The Nobel Peace Prize cannot be transferred in any way that changes who the laureate is. That means Machado’s gesture is not an institutional act. It is a political act designed to bind Trump to her cause psychologically and reputationally, while creating a clean narrative for audiences: “He is with us.”

That’s why the unanswered question—whether Trump accepted it—matters less than what the administration does next. If policy treats Venezuela’s legitimacy as tradable for short-term deliverables, the medal story becomes a footnote. If policy is shaped by who Trump wants to be seen supporting, the medal becomes a lever that raises the cost of abandoning Machado later.

In other words: this is not diplomacy as persuasion. It is diplomacy as incentive design.

Why This Matters

In the short term (the next 24–72 hours and coming weeks), the key impact is informational: it signals who has access, who is heard, and who can shape the White House’s next moves. Watch for any scheduled follow-up meetings with lawmakers, any public statement that names specific outcomes, and any changes to sanctions or enforcement posture.

In the longer term (months and years), the stakes are structural. Venezuela’s route toward elections, governance stability, and economic recovery depends on whether international actors treat legitimacy as a rule-based process or a flexible instrument.

Upcoming decisions and events to watch include:

  • Any formal U.S. statement clarifying who it recognises as the principal Venezuelan counterpart for transition planning.

  • Any announced timetable or conditions tied to elections.

  • Any concrete moves on prisoners, human-rights protections, or enforcement actions against sanctioned networks.

  • Any shift in energy policy that signals deal-making or retrenchment.

Real-World Impact

A Venezuelan family in Florida watches the news and decides whether to send money back home this month—or keep it for legal fees—based on whether they believe stability is coming.

A compliance officer at an energy trading firm pauses a planned transaction because mixed signals raise the risk of sanctions exposure, delaying deals that would have moved fuel and cash.
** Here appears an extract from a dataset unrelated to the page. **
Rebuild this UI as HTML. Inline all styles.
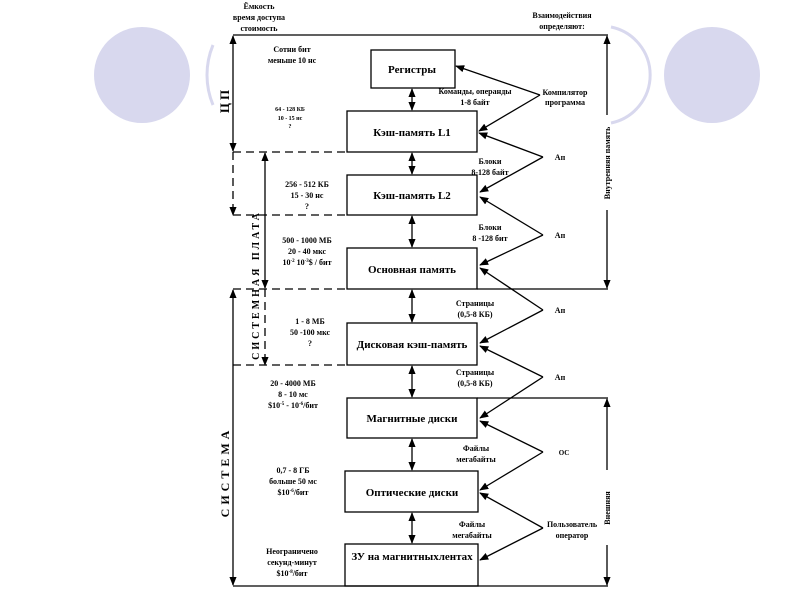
<!DOCTYPE html>
<html><head><meta charset="utf-8"><style>
body{margin:0;background:#fff}
svg{display:block}
text{font-family:"Liberation Serif","Noto Serif CJK SC",serif;font-weight:bold;fill:#000}
</style></head><body>
<svg width="800" height="600" viewBox="0 0 800 600" xmlns="http://www.w3.org/2000/svg">
<defs>
<marker id="a" viewBox="0 0 10 10" refX="9" refY="5" markerWidth="7" markerHeight="7" orient="auto-start-reverse"><path d="M0,1 L10,5 L0,9 z" fill="#000"/></marker>
</defs>
<circle cx="142" cy="75" r="48" fill="#d8d8ee"/>
<circle cx="712" cy="75" r="48" fill="#d8d8ee"/>
<path d="M611,27 A49,49 0 0 1 611,123" fill="none" stroke="#d8d8ee" stroke-width="3"/>
<path d="M213,45 A78,78 0 0 0 213,105" fill="none" stroke="#d8d8ee" stroke-width="3"/>

<g stroke="#000" stroke-width="1.3" fill="none">
<line x1="233" y1="35" x2="608" y2="35"/>
<line x1="477" y1="289" x2="608" y2="289"/>
<line x1="477" y1="398" x2="608" y2="398"/>
<line x1="233" y1="586" x2="608" y2="586"/>
<g stroke-dasharray="8,5">
<line x1="233" y1="152" x2="347" y2="152"/>
<line x1="233" y1="215" x2="347" y2="215"/>
<line x1="233" y1="289" x2="347" y2="289"/>
<line x1="233" y1="365" x2="347" y2="365"/>
<line x1="233" y1="152" x2="233" y2="215" marker-end="url(#a)"/>
<line x1="265" y1="289" x2="265" y2="365" marker-end="url(#a)"/>
</g>
<line x1="233" y1="36" x2="233" y2="151" marker-start="url(#a)" marker-end="url(#a)"/>
<line x1="265" y1="153" x2="265" y2="288" marker-start="url(#a)" marker-end="url(#a)"/>
<line x1="233" y1="290" x2="233" y2="585" marker-start="url(#a)" marker-end="url(#a)"/>
<line x1="607" y1="36" x2="607" y2="115" marker-start="url(#a)"/>
<line x1="607" y1="210" x2="607" y2="288" marker-end="url(#a)"/>
<line x1="607" y1="399" x2="607" y2="470" marker-start="url(#a)"/>
<line x1="607" y1="545" x2="607" y2="585" marker-end="url(#a)"/>

<rect x="371" y="50" width="84" height="38"/>
<rect x="347" y="111" width="130" height="41"/>
<rect x="347" y="175" width="130" height="40"/>
<rect x="347" y="248" width="130" height="41"/>
<rect x="347" y="323" width="130" height="42"/>
<rect x="347" y="398" width="130" height="40"/>
<rect x="345" y="471" width="133" height="41"/>
<rect x="345" y="544" width="133" height="42"/>

<g marker-start="url(#a)" marker-end="url(#a)">
<line x1="412" y1="89" x2="412" y2="110"/>
<line x1="412" y1="153" x2="412" y2="174"/>
<line x1="412" y1="216" x2="412" y2="247"/>
<line x1="412" y1="290" x2="412" y2="322"/>
<line x1="412" y1="366" x2="412" y2="397"/>
<line x1="412" y1="439" x2="412" y2="470"/>
<line x1="412" y1="513" x2="412" y2="543"/>
</g>
<g marker-end="url(#a)">
<line x1="540" y1="95" x2="456" y2="66"/>
<line x1="540" y1="95" x2="479" y2="131"/>
<line x1="543" y1="157" x2="479" y2="133"/>
<line x1="543" y1="157" x2="480" y2="192"/>
<line x1="543" y1="235" x2="480" y2="197"/>
<line x1="543" y1="235" x2="480" y2="265"/>
<line x1="543" y1="310" x2="480" y2="268"/>
<line x1="543" y1="310" x2="480" y2="343"/>
<line x1="543" y1="377" x2="480" y2="346"/>
<line x1="543" y1="377" x2="480" y2="418"/>
<line x1="543" y1="452" x2="480" y2="421"/>
<line x1="543" y1="452" x2="480" y2="490"/>
<line x1="543" y1="528" x2="480" y2="493"/>
<line x1="543" y1="528" x2="480" y2="560"/>
</g>
</g>

<g font-size="11" text-anchor="middle">
<text x="412" y="73">Регистры</text>
<text x="412" y="136">Кэш-память L1</text>
<text x="412" y="199">Кэш-память L2</text>
<text x="412" y="273">Основная память</text>
<text x="412" y="348">Дисковая кэш-память</text>
<text x="412" y="422">Магнитные диски</text>
<text x="412" y="496">Оптические диски</text>
<text x="412" y="560">ЗУ на магнитныхлентах</text>
</g>
<g font-size="8" text-anchor="middle">
<text x="259" y="9">Ёмкость</text>
<text x="259" y="20">время доступа</text>
<text x="259" y="31">стоимость</text>
<text x="562" y="18">Взаимодействия</text>
<text x="562" y="29">определяют:</text>
<text x="292" y="52">Сотни бит</text>
<text x="292" y="63">меньше 10 нс</text>
<text x="290" y="111" font-size="6">64 - 128 КБ</text>
<text x="290" y="120" font-size="6">10 - 15 нс</text>
<text x="290" y="128" font-size="6">?</text>
<text x="307" y="187">256 - 512 КБ</text>
<text x="307" y="198">15 - 30 нс</text>
<text x="307" y="209">?</text>
<text x="307" y="243">500 - 1000 МБ</text>
<text x="307" y="254">20 - 40 мкс</text>
<text x="307" y="265">10<tspan font-size="5" dy="-3">-2</tspan><tspan dy="3"> 10</tspan><tspan font-size="5" dy="-3">-3</tspan><tspan dy="3">$ / бит</tspan></text>
<text x="310" y="324">1 - 8 МБ</text>
<text x="310" y="335">50 -100 мкс</text>
<text x="310" y="346">?</text>
<text x="293" y="386">20 - 4000 МБ</text>
<text x="293" y="397">8 - 10 мс</text>
<text x="293" y="408">$10<tspan font-size="5" dy="-3">-5</tspan><tspan dy="3"> - 10</tspan><tspan font-size="5" dy="-3">-6</tspan><tspan dy="3">/бит</tspan></text>
<text x="293" y="473">0,7 - 8 ГБ</text>
<text x="293" y="484">больше 50 мс</text>
<text x="293" y="495">$10<tspan font-size="5" dy="-3">-6</tspan><tspan dy="3">/бит</tspan></text>
<text x="292" y="554">Неограничено</text>
<text x="292" y="565">секунд-минут</text>
<text x="292" y="576">$10<tspan font-size="5" dy="-3">-8</tspan><tspan dy="3">/бит</tspan></text>
<text x="475" y="94">Команды, операнды</text>
<text x="475" y="105">1-8 байт</text>
<text x="565" y="95">Компилятор</text>
<text x="565" y="105">программа</text>
<text x="490" y="164">Блоки</text>
<text x="490" y="175">8-128 байт</text>
<text x="560" y="160">Ап</text>
<text x="490" y="230">Блоки</text>
<text x="490" y="241">8 -128 бит</text>
<text x="560" y="238">Ап</text>
<text x="475" y="306">Страницы</text>
<text x="475" y="317">(0,5-8 КБ)</text>
<text x="560" y="313">Ап</text>
<text x="475" y="375">Страницы</text>
<text x="475" y="386">(0,5-8 КБ)</text>
<text x="560" y="380">Ап</text>
<text x="476" y="451">Файлы</text>
<text x="476" y="462">мегабайты</text>
<text x="564" y="455" font-size="7">ОС</text>
<text x="472" y="527">Файлы</text>
<text x="472" y="538">мегабайты</text>
<text x="572" y="527">Пользователь</text>
<text x="572" y="538">оператор</text>
</g>
<text font-size="8" text-anchor="middle" transform="translate(610,163) rotate(-90)">Внутренняя память</text>
<text font-size="8" text-anchor="middle" transform="translate(610,508) rotate(-90)">Внешняя</text>
<text font-size="13" text-anchor="middle" letter-spacing="3" transform="translate(229,100) rotate(-90)">ЦП</text>
<text font-size="10" text-anchor="middle" letter-spacing="3" transform="translate(259,285) rotate(-90)">СИСТЕМНАЯ  ПЛАТА</text>
<text font-size="12" text-anchor="middle" letter-spacing="4" transform="translate(229,472) rotate(-90)">СИСТЕМА</text>
</svg>
</body></html>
A community organiser inside Venezuela changes routines—routes to meetings, phone usage, who is told what—if the political temperature spikes after the White House optics.

A regional business owner delays hiring because the next wave of policy—sanctions tightening or easing—will decide whether imports arrive on time and prices stay predictable.

The Next Move in Washington

The Machado–Trump meeting is not the end of a story. It is the start of a test: whether symbolic alignment can translate into policy alignment.

If the administration follows the meeting with concrete steps that strengthen election credibility, protect political space, and clarify the path toward a durable transition, the medal episode will look like shrewd statecraft—a dramatic gesture that unlocked leverage.

If nothing follows, the scene will age quickly. The medal will read like theatre, and Venezuela’s future will revert to the usual drivers: enforcement capacity, oil incentives, security cooperation, and the internal balance of fear and hope.

The signposts are simple: named commitments, written timelines, and measurable actions—not ceremony. And whichever way this breaks, it will be remembered as a moment when legitimacy was negotiated in real time, in the open, at the center of American power.